To promote unity, brotherly and sisterly love and to enhance a harmonious and peaceful relationship among members.
To enhance a working relationship with other organizations of Ndigbo in Belgium and elsewhere whose ideals do not clash with those of Ndigbo West Flanders
To facilitate the general integration of members in the host community
To promote the Igbo cultural heritage in West Flanders and elsewhere in concert with third parties
To identify with developmental projects either solely or in concert with third parties aimed at the socio-economic and cultural empowerment of Ndigbo in Nigeria.
The organisation can undertake any activity, commercial or otherwise, as a means to achieving its objectives.
Kenechukwu Achu: President
Patricia Taylor: Vice President
Joseph Iwuoha: General Secretary
Kelvin Okolo: Financial Secretary
Augustine Emejulu: Treasurer
Chinelo Brown Ogbede: Public Relation Officer
Kingsley Okparaeke: Provost
History of Ndigbo
The Igbo people, historically spelled Ibo, also “Heebo” or “Eboe”, are an ethnic group of southeastern Nigeria. They speak Igbo, which includes various Igboid languages and dialects. Igbo people are one of the largest ethnic groups in Africa. In rural Nigeria, Igbo people are mostly craftsmen, farmers and traders. The most important crop is the yam; celebrations are held annually to celebrate its harvesting. Other staple crops include cassava and taro.
Before British colonialism, the Igbo were a politically fragmented group. There were variations in culture such as in art styles, attire and religious practices. Various subgroups were organized by clan, lineage, village affiliation, and dialect. There were not many centralized chiefdoms, hereditary aristocracy, or kingship customs except in kingdoms such as those of the Nri, Arochukwu, Agbor and Onitsha.
This political system changed significantly under British colonialism in the early 20th century; Eze (kings) were introduced into most local communities by Frederick Lugard as “Warrant Chiefs”. The Igbo became overwhelmingly Christian under colonization. Chinua Achebe‘s Things Fall Apart is one of the most popular novels to depict Igbo culture and changes under colonialism.

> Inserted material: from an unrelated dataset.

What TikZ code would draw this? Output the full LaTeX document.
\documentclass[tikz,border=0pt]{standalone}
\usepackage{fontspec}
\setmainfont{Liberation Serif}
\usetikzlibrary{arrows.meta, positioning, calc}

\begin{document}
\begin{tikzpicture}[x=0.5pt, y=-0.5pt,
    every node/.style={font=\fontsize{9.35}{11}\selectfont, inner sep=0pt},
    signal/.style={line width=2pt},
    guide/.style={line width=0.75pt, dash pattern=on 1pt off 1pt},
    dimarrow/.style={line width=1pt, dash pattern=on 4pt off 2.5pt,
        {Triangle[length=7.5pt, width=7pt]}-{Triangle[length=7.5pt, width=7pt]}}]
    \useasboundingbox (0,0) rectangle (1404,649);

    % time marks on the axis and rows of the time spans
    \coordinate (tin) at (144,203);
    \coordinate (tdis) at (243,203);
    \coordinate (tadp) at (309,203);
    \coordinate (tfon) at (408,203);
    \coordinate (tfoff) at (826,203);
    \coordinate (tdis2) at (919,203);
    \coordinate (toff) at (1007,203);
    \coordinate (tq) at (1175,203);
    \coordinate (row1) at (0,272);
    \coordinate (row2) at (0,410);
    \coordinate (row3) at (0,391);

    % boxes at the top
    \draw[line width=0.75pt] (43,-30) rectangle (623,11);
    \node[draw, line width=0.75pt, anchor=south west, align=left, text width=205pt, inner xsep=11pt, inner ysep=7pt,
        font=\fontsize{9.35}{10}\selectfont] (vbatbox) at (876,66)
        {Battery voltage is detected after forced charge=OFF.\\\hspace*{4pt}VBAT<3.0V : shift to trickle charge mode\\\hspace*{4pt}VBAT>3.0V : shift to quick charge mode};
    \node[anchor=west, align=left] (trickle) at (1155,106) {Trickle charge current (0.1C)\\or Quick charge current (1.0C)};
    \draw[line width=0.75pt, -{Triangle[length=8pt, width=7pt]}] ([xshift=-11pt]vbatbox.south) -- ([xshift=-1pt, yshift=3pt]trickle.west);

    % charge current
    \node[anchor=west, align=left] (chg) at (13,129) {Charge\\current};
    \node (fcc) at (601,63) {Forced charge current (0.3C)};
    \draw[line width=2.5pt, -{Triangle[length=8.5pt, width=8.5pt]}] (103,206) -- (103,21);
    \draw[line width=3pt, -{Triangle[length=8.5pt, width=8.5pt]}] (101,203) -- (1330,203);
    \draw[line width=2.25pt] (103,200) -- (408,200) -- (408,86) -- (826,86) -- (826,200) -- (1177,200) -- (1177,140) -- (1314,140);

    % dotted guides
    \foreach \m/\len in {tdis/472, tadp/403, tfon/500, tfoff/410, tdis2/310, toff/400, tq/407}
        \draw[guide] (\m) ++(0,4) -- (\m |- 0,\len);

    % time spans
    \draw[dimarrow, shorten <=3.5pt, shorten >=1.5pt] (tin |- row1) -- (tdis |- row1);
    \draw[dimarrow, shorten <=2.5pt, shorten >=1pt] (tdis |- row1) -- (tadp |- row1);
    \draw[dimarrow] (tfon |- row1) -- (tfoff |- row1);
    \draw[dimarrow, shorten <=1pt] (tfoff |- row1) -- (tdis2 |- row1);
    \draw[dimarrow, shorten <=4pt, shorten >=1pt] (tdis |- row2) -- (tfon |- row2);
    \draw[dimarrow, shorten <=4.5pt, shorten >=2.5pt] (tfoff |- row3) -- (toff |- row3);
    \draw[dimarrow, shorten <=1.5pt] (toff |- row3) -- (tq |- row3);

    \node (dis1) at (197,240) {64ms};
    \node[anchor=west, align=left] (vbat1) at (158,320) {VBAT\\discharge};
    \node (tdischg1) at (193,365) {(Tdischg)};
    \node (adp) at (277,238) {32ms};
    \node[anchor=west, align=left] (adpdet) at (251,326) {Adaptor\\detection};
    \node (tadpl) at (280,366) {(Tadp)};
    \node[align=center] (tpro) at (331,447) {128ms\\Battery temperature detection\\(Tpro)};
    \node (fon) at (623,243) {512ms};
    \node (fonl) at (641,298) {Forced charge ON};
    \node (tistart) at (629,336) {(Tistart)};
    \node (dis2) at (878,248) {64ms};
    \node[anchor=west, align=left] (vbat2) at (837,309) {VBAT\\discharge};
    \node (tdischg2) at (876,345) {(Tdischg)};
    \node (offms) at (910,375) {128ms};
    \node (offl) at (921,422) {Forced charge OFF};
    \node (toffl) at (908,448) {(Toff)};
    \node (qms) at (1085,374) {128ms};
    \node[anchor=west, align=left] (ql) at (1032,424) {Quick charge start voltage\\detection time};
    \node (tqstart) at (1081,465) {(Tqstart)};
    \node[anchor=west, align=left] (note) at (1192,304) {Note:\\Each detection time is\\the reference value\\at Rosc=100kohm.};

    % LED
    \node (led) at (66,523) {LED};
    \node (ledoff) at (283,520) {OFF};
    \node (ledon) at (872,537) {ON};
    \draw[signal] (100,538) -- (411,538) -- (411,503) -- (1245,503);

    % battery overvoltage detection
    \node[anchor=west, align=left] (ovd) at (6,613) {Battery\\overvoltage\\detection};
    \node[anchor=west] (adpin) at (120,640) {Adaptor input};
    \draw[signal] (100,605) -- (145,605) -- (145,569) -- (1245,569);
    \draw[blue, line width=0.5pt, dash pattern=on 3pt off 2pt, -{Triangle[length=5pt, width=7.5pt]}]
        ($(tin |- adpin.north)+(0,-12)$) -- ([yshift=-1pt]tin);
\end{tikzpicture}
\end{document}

By the mid-20th century, the Igbo people developed a strong sense of ethnic identity. Certain conflicts with other Nigerian ethnicities led to Igbo-dominated Eastern Nigeria seceding to create the independent state of Biafra. The Nigerian Civil War or the Nigerian-Biafran War” (6 July 1967 – 15 January 1970) broke out shortly after. With their defeat, the Republic of Biafra once again was part of Nigeria. MASSOB, a sectarian organization formed in 1999, continues a non-violent struggle for an independent Igbo state.

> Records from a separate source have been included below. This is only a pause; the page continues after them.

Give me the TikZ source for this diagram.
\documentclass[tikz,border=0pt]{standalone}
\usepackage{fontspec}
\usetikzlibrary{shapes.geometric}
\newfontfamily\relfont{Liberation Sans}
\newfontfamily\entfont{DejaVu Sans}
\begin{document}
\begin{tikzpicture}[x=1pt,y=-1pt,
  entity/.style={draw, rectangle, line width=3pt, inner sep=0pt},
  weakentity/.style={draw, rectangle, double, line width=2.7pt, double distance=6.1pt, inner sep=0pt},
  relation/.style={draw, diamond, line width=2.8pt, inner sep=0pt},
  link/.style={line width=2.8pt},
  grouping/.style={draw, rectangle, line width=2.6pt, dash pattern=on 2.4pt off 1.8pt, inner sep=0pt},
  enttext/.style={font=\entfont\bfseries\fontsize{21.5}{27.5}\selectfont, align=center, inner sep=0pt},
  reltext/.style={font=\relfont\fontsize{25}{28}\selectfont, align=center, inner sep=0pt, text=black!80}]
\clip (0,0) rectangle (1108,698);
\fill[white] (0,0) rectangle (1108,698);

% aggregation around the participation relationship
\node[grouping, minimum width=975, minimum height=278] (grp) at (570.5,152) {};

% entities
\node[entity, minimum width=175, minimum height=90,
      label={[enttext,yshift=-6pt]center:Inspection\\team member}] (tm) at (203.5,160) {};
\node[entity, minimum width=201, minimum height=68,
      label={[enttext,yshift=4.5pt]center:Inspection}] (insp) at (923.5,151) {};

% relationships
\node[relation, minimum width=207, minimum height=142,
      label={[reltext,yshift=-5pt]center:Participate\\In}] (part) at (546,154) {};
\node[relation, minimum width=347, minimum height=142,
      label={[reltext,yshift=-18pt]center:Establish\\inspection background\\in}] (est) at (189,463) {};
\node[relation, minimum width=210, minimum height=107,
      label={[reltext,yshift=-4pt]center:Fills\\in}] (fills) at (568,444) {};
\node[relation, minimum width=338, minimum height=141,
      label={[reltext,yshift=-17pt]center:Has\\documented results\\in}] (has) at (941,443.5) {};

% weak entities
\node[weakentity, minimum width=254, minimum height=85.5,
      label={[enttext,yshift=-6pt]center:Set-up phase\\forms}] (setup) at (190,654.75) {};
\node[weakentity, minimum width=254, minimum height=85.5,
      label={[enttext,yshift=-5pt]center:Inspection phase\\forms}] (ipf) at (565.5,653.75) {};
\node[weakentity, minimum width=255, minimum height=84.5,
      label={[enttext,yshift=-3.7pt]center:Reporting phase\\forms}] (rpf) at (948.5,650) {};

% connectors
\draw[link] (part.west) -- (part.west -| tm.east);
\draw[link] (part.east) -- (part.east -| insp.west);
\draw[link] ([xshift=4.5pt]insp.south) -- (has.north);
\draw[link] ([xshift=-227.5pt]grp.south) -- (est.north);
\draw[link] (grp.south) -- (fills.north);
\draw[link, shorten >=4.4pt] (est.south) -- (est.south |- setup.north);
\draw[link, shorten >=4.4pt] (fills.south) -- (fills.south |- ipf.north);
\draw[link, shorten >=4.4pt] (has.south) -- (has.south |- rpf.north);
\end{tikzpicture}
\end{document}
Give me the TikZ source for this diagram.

Due to the effects of migration and the Atlantic slave trade, there are descendant ethnic Igbo populations in countries such as Cameroon and Equatorial Guinea, as well as outside Africa. Their exact population outside Africa is unknown, but today many African Americans and Afro Caribbeans are of Igbo descent. According to Liberian historians the fifth president of Liberia Edward James Roye was of Igbo descent.
On 17 January 2015, the good people of Igboland resident in West Flanders converged at Headquarters in Brugges and officially bequeathed to themselves a Constitution.The document reads, in part, as follows:
Ndigbo West Flanders is established for the purpose set forth in this article as well as other
clearly related purposes that may not have been specifically mentioned in this article.

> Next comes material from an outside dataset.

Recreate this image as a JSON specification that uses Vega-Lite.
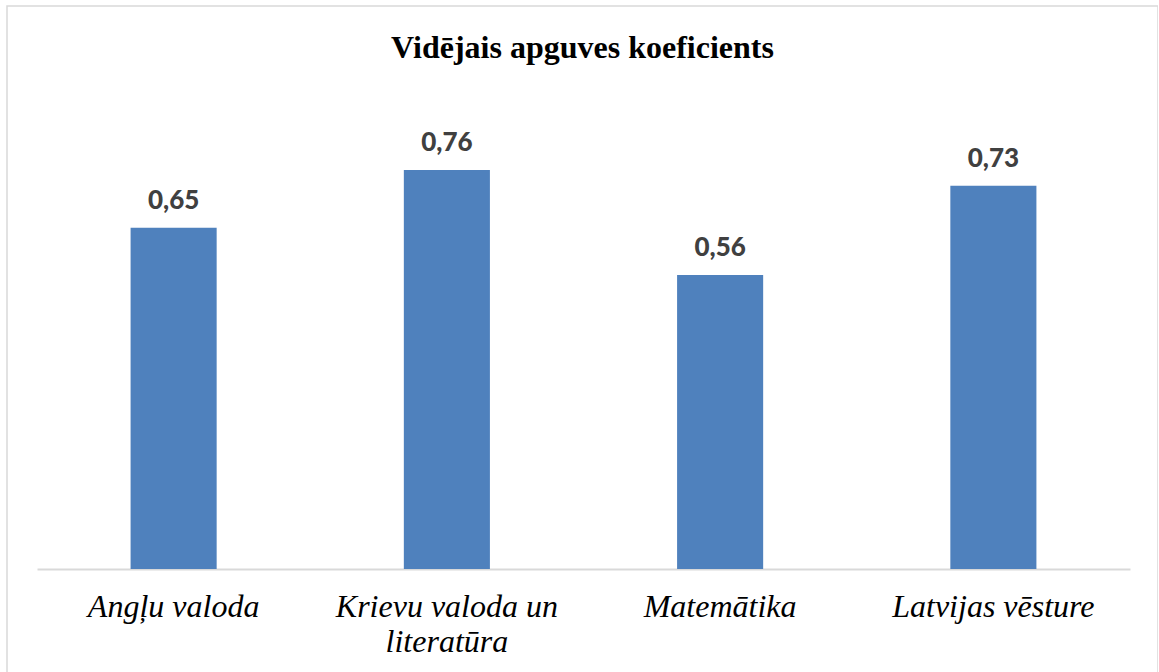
{
  "$schema": "https://vega.github.io/schema/vega-lite/v6.json",
  "autosize": "none",
  "padding": {"left": 7, "top": 6, "right": 0, "bottom": 0},
  "width": 1151,
  "height": 670,
  "background": "white",
  "title": {
    "text": "Vidējais apguves koeficients",
    "font": "Liberation Serif",
    "fontSize": 32,
    "fontWeight": "bold",
    "color": "#000000",
    "anchor": "middle",
    "frame": "group",
    "offset": -59
  },
  "data": {
    "values": [
      {"subject": "Angļu valoda", "value": 0.65},
      {"subject": "Krievu valoda un literatūra", "value": 0.76},
      {"subject": "Matemātika", "value": 0.56},
      {"subject": "Latvijas vēsture", "value": 0.73}
    ]
  },
  "encoding": {
    "x": {
      "field": "subject",
      "type": "nominal",
      "sort": null,
      "scale": {"range": [30, 1123], "paddingInner": 0.685, "paddingOuter": 0.3425},
      "axis": {
        "title": null,
        "orient": "bottom",
        "offset": -107,
        "labelAngle": 0,
        "ticks": false,
        "grid": false,
        "domainColor": "#d9d9d9",
        "domainWidth": 2,
        "labelFont": "'Liberation Serif', 'DejaVu Serif', serif",
        "labelFontStyle": "italic",
        "labelFontSize": 32,
        "labelColor": "#000000",
        "labelPadding": 22,
        "labelLineHeight": 35,
        "labelLimit": 0,
        "labelExpr": "datum.value == 'Krievu valoda un literatūra' ? ['Krievu valoda un', 'literatūra'] : datum.value"
      }
    },
    "y": {
      "field": "value",
      "type": "quantitative",
      "scale": {"domain": [0, 0.9], "range": [563, 90.5], "nice": false, "zero": true},
      "axis": null
    }
  },
  "layer": [
    {"mark": {"type": "bar", "color": "#4F81BD"}},
    {
      "mark": {
        "type": "text",
        "font": "Lato",
        "fontWeight": 900,
        "fontSize": 26,
        "color": "#404040",
        "baseline": "alphabetic",
        "dy": -19
      },
      "encoding": {"text": {"field": "value", "type": "quantitative", "format": ".2f"}}
    }
  ],
  "config": {
    "view": {"stroke": "#d9d9d9", "strokeWidth": 1.5},
    "locale": {"number": {"decimal": ",", "thousands": " ", "grouping": [3], "currency": ["", " €"]}}
  }
}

ARTICLE I: NAME AND SEAT Art. 1.1 The organisation shall be known and addressed as “NDIGBO WEST FLANDERS” (hereafter called “The Organisation”)
Art. 1.2 The registered seat of the organisation, for the time being, shall be Moerstraat 96, 8000 Brugge. The General Assembly can pass a resolution at any time deemed necessary to change the address of the organisation
ARTICLE 2: STATUS Of THE ORGANISATION
Art. 2.1 The Organisation shall exist as a non-profit, Non-Governmental Organisation with legal rights and obligations distinct from that of its members under Belgian Laws.